■ Job ■
Reproduce the listing below in full and without alteration, apart from its pictures.
☆ ☆ ☆
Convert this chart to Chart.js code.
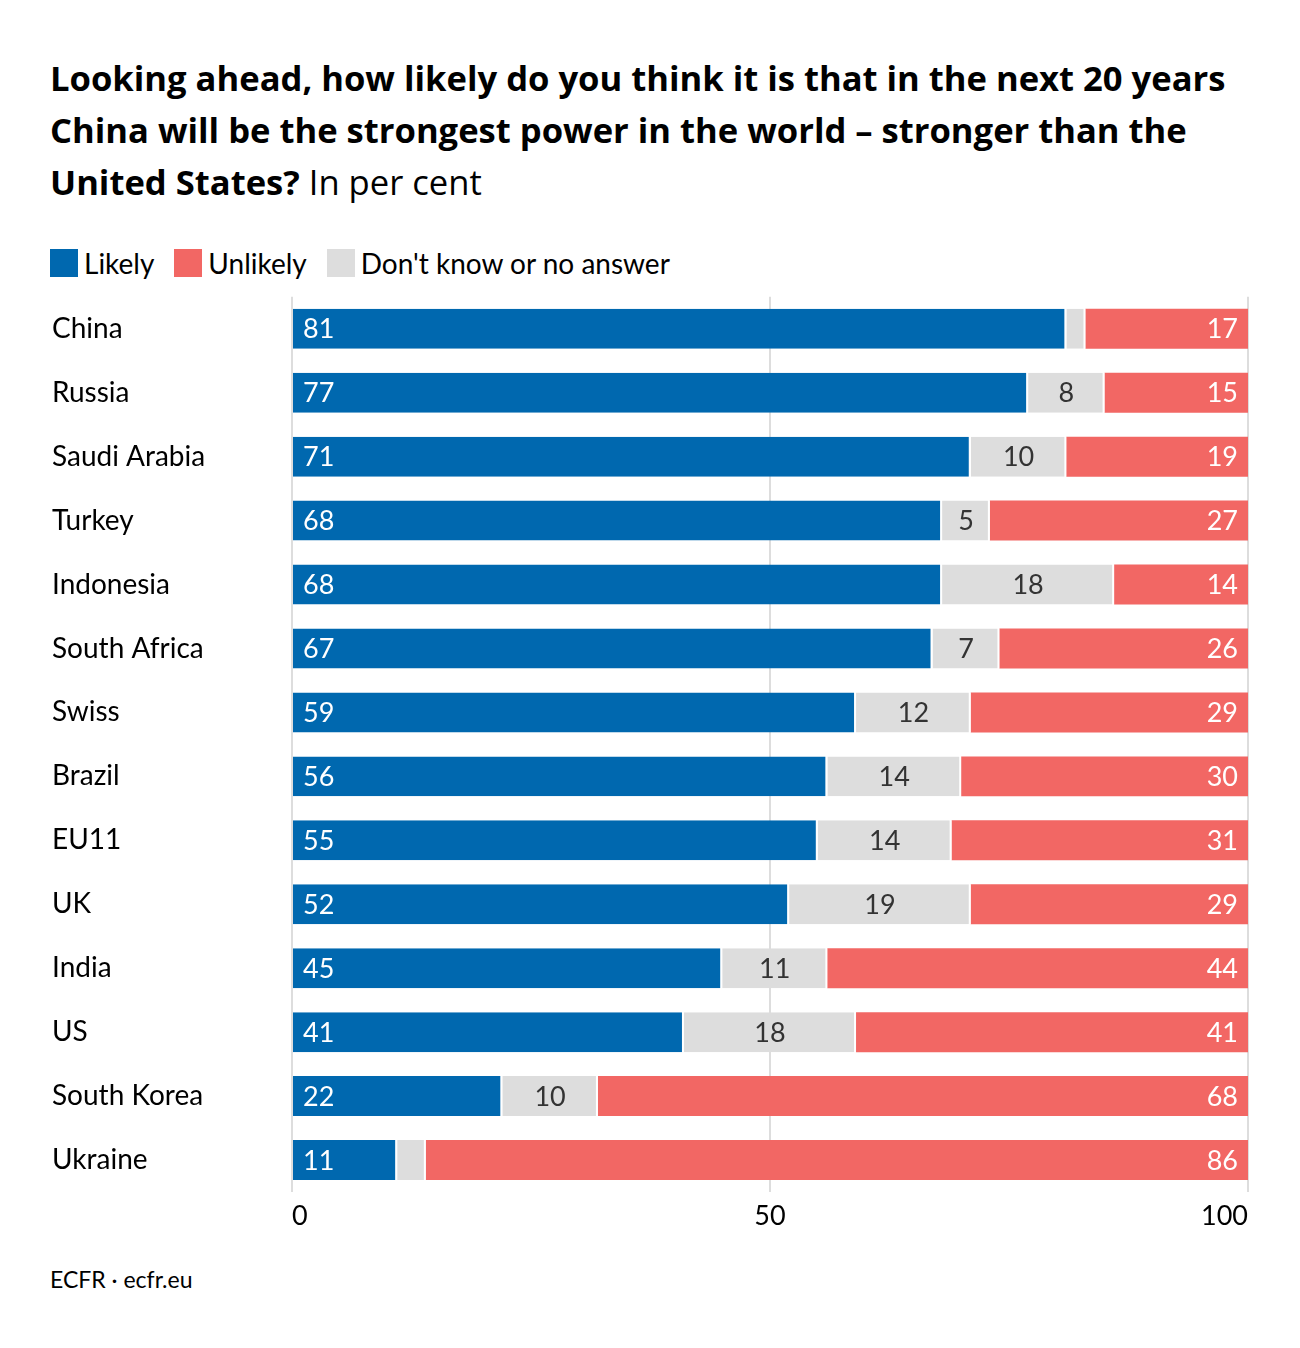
<!DOCTYPE html>
<html>
<head>
<meta charset="utf-8">
<script src="https://cdn.jsdelivr.net/npm/chart.js@4/dist/chart.umd.min.js"></script>
<style>
  body { margin: 0; background: #fff; font-family: Lato, "Open Sans", sans-serif; color: #000; }
  #page { position: relative; width: 1300px; height: 1348px; }
  #title { position: absolute; left: 50px; top: 52px; width: 1240px; font-family: "Open Sans", sans-serif; font-size: 34.6px; line-height: 52px; font-weight: 700; white-space: nowrap; }
  #title span { font-weight: 400; }
  #legend { position: absolute; left: 50px; top: 246px; display: flex; align-items: center; font-size: 28px; }
  #legend .item { display: flex; align-items: center; margin-right: 20px; }
  #legend .box { width: 28px; height: 28px; margin-right: 6px; }
  #wrap { position: absolute; left: 0; top: 280px; width: 1300px; height: 954px; }
  #footer { position: absolute; left: 50px; top: 1265px; font-size: 23px; }
</style>
</head>
<body>
<div id="page">
  <div id="title">Looking ahead, how likely do you think it is that in the next 20 years<br>China will be the strongest power in the world – stronger than the<br>United States? <span>In per cent</span></div>
  <div id="legend"></div>
  <div id="wrap"><canvas id="chart"></canvas></div>
  <div id="footer">ECFR · ecfr.eu</div>
</div>
<script>
const countries = ['China', 'Russia', 'Saudi Arabia', 'Turkey', 'Indonesia', 'South Africa', 'Swiss', 'Brazil', 'EU11', 'UK', 'India', 'US', 'South Korea', 'Ukraine'];
const likely = [81, 77, 71, 68, 68, 67, 59, 56, 55, 52, 45, 41, 22, 11];
const dontKnow = [2, 8, 10, 5, 18, 7, 12, 14, 14, 19, 11, 18, 10, 3];
const unlikely = [17, 15, 19, 27, 14, 26, 29, 30, 31, 29, 44, 41, 68, 86];
const xTicks = [0, 50, 100];

const BLUE = '#0068af';
const RED = '#f26764';
const GREY = '#dddddd';

// legend (order differs from stack order)
const legendItems = [['Likely', BLUE], ['Unlikely', RED], ["Don't know or no answer", GREY]];
const legendEl = document.getElementById('legend');
legendItems.forEach(([label, color]) => {
  const item = document.createElement('div');
  item.className = 'item';
  item.innerHTML = '<div class="box" style="background:' + color + '"></div>' + label;
  legendEl.appendChild(item);
});

// value labels inside the bars
const barLabels = {
  id: 'barLabels',
  afterDatasetsDraw(chart) {
    const ctx = chart.ctx;
    ctx.save();
    ctx.font = '27px Lato, "Open Sans", sans-serif';
    ctx.textBaseline = 'middle';
    chart.data.datasets.forEach((ds, i) => {
      const meta = chart.getDatasetMeta(i);
      meta.data.forEach((bar, j) => {
        const v = ds.data[j];
        if (ds.label === 'Likely') {
          ctx.fillStyle = '#fff';
          ctx.textAlign = 'left';
          ctx.fillText(v, bar.base + 10, bar.y + 1);
        } else if (ds.label === 'Unlikely') {
          ctx.fillStyle = '#fff';
          ctx.textAlign = 'right';
          ctx.fillText(v, bar.x - 10, bar.y + 1);
        } else if (v >= 4) {
          ctx.fillStyle = '#333';
          ctx.textAlign = 'center';
          ctx.fillText(v, (bar.x + bar.base) / 2, bar.y + 1);
        }
      });
    });
    ctx.restore();
  }
};

const seg = { borderColor: '#fff', borderSkipped: false, barPercentage: 0.625, categoryPercentage: 1 };

new Chart(document.getElementById('chart'), {
  type: 'bar',
  data: {
    labels: countries,
    datasets: [
      Object.assign({ label: 'Likely', data: likely, backgroundColor: BLUE, borderWidth: { left: 0, right: 2, top: 0, bottom: 0 } }, seg),
      Object.assign({ label: "Don't know", data: dontKnow, backgroundColor: GREY, borderWidth: { left: 0, right: 2, top: 0, bottom: 0 } }, seg),
      Object.assign({ label: 'Unlikely', data: unlikely, backgroundColor: RED, borderWidth: 0 }, seg)
    ]
  },
  options: {
    indexAxis: 'y',
    responsive: true,
    maintainAspectRatio: false,
    animation: false,
    layout: { padding: { left: 52, right: 52, top: 6, bottom: 0 } },
    plugins: { legend: { display: false }, tooltip: { enabled: false } },
    scales: {
      x: {
        stacked: true,
        min: 0,
        max: 100,
        afterBuildTicks: (scale) => { scale.ticks = xTicks.map(v => ({ value: v })); },
        afterFit: (scale) => { scale.height = 42; },
        grid: { color: '#dddddd', lineWidth: 2, drawTicks: false },
        border: { display: false },
        ticks: { color: '#000', font: { family: 'Lato', size: 27 }, padding: 8, maxRotation: 0, align: 'inner' }
      },
      y: {
        stacked: true,
        grid: { display: false },
        border: { display: false },
        afterFit: (scale) => { scale.width = 240; },
        ticks: { color: '#000', font: { family: 'Lato', size: 28 }, crossAlign: 'far', padding: 0 }
      }
    }
  },
  plugins: [barLabels]
});
</script>
</body>
</html>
☆ ☆ ☆
■ Solution to the exercise ■
Convert this chart to Chart.js code.
<!DOCTYPE html>
<html>
<head>
<meta charset="utf-8">
<script src="https://cdn.jsdelivr.net/npm/chart.js@4/dist/chart.umd.min.js"></script>
<style>
  body { margin: 0; background: #fff; font-family: Lato, "Open Sans", sans-serif; color: #000; }
  #page { position: relative; width: 1300px; height: 1348px; }
  #title { position: absolute; left: 50px; top: 52px; width: 1240px; font-family: "Open Sans", sans-serif; font-size: 34.6px; line-height: 52px; font-weight: 700; white-space: nowrap; }
  #title span { font-weight: 400; }
  #legend { position: absolute; left: 50px; top: 246px; display: flex; align-items: center; font-size: 28px; }
  #legend .item { display: flex; align-items: center; margin-right: 20px; }
  #legend .box { width: 28px; height: 28px; margin-right: 6px; }
  #wrap { position: absolute; left: 0; top: 280px; width: 1300px; height: 954px; }
  #footer { position: absolute; left: 50px; top: 1265px; font-size: 23px; }
</style>
</head>
<body>
<div id="page">
  <div id="title">Looking ahead, how likely do you think it is that in the next 20 years<br>China will be the strongest power in the world – stronger than the<br>United States? <span>In per cent</span></div>
  <div id="legend"></div>
  <div id="wrap"><canvas id="chart"></canvas></div>
  <div id="footer">ECFR · ecfr.eu</div>
</div>
<script>
const countries = ['China', 'Russia', 'Saudi Arabia', 'Turkey', 'Indonesia', 'South Africa', 'Swiss', 'Brazil', 'EU11', 'UK', 'India', 'US', 'South Korea', 'Ukraine'];
const likely = [81, 77, 71, 68, 68, 67, 59, 56, 55, 52, 45, 41, 22, 11];
const dontKnow = [2, 8, 10, 5, 18, 7, 12, 14, 14, 19, 11, 18, 10, 3];
const unlikely = [17, 15, 19, 27, 14, 26, 29, 30, 31, 29, 44, 41, 68, 86];
const xTicks = [0, 50, 100];

const BLUE = '#0068af';
const RED = '#f26764';
const GREY = '#dddddd';

// legend (order differs from stack order)
const legendItems = [['Likely', BLUE], ['Unlikely', RED], ["Don't know or no answer", GREY]];
const legendEl = document.getElementById('legend');
legendItems.forEach(([label, color]) => {
  const item = document.createElement('div');
  item.className = 'item';
  item.innerHTML = '<div class="box" style="background:' + color + '"></div>' + label;
  legendEl.appendChild(item);
});

// value labels inside the bars
const barLabels = {
  id: 'barLabels',
  afterDatasetsDraw(chart) {
    const ctx = chart.ctx;
    ctx.save();
    ctx.font = '27px Lato, "Open Sans", sans-serif';
    ctx.textBaseline = 'middle';
    chart.data.datasets.forEach((ds, i) => {
      const meta = chart.getDatasetMeta(i);
      meta.data.forEach((bar, j) => {
        const v = ds.data[j];
        if (ds.label === 'Likely') {
          ctx.fillStyle = '#fff';
          ctx.textAlign = 'left';
          ctx.fillText(v, bar.base + 10, bar.y + 1);
        } else if (ds.label === 'Unlikely') {
          ctx.fillStyle = '#fff';
          ctx.textAlign = 'right';
          ctx.fillText(v, bar.x - 10, bar.y + 1);
        } else if (v >= 4) {
          ctx.fillStyle = '#333';
          ctx.textAlign = 'center';
          ctx.fillText(v, (bar.x + bar.base) / 2, bar.y + 1);
        }
      });
    });
    ctx.restore();
  }
};

const seg = { borderColor: '#fff', borderSkipped: false, barPercentage: 0.625, categoryPercentage: 1 };

new Chart(document.getElementById('chart'), {
  type: 'bar',
  data: {
    labels: countries,
    datasets: [
      Object.assign({ label: 'Likely', data: likely, backgroundColor: BLUE, borderWidth: { left: 0, right: 2, top: 0, bottom: 0 } }, seg),
      Object.assign({ label: "Don't know", data: dontKnow, backgroundColor: GREY, borderWidth: { left: 0, right: 2, top: 0, bottom: 0 } }, seg),
      Object.assign({ label: 'Unlikely', data: unlikely, backgroundColor: RED, borderWidth: 0 }, seg)
    ]
  },
  options: {
    indexAxis: 'y',
    responsive: true,
    maintainAspectRatio: false,
    animation: false,
    layout: { padding: { left: 52, right: 52, top: 6, bottom: 0 } },
    plugins: { legend: { display: false }, tooltip: { enabled: false } },
    scales: {
      x: {
        stacked: true,
        min: 0,
        max: 100,
        afterBuildTicks: (scale) => { scale.ticks = xTicks.map(v => ({ value: v })); },
        afterFit: (scale) => { scale.height = 42; },
        grid: { color: '#dddddd', lineWidth: 2, drawTicks: false },
        border: { display: false },
        ticks: { color: '#000', font: { family: 'Lato', size: 27 }, padding: 8, maxRotation: 0, align: 'inner' }
      },
      y: {
        stacked: true,
        grid: { display: false },
        border: { display: false },
        afterFit: (scale) => { scale.width = 240; },
        ticks: { color: '#000', font: { family: 'Lato', size: 28 }, crossAlign: 'far', padding: 0 }
      }
    }
  },
  plugins: [barLabels]
});
</script>
</body>
</html>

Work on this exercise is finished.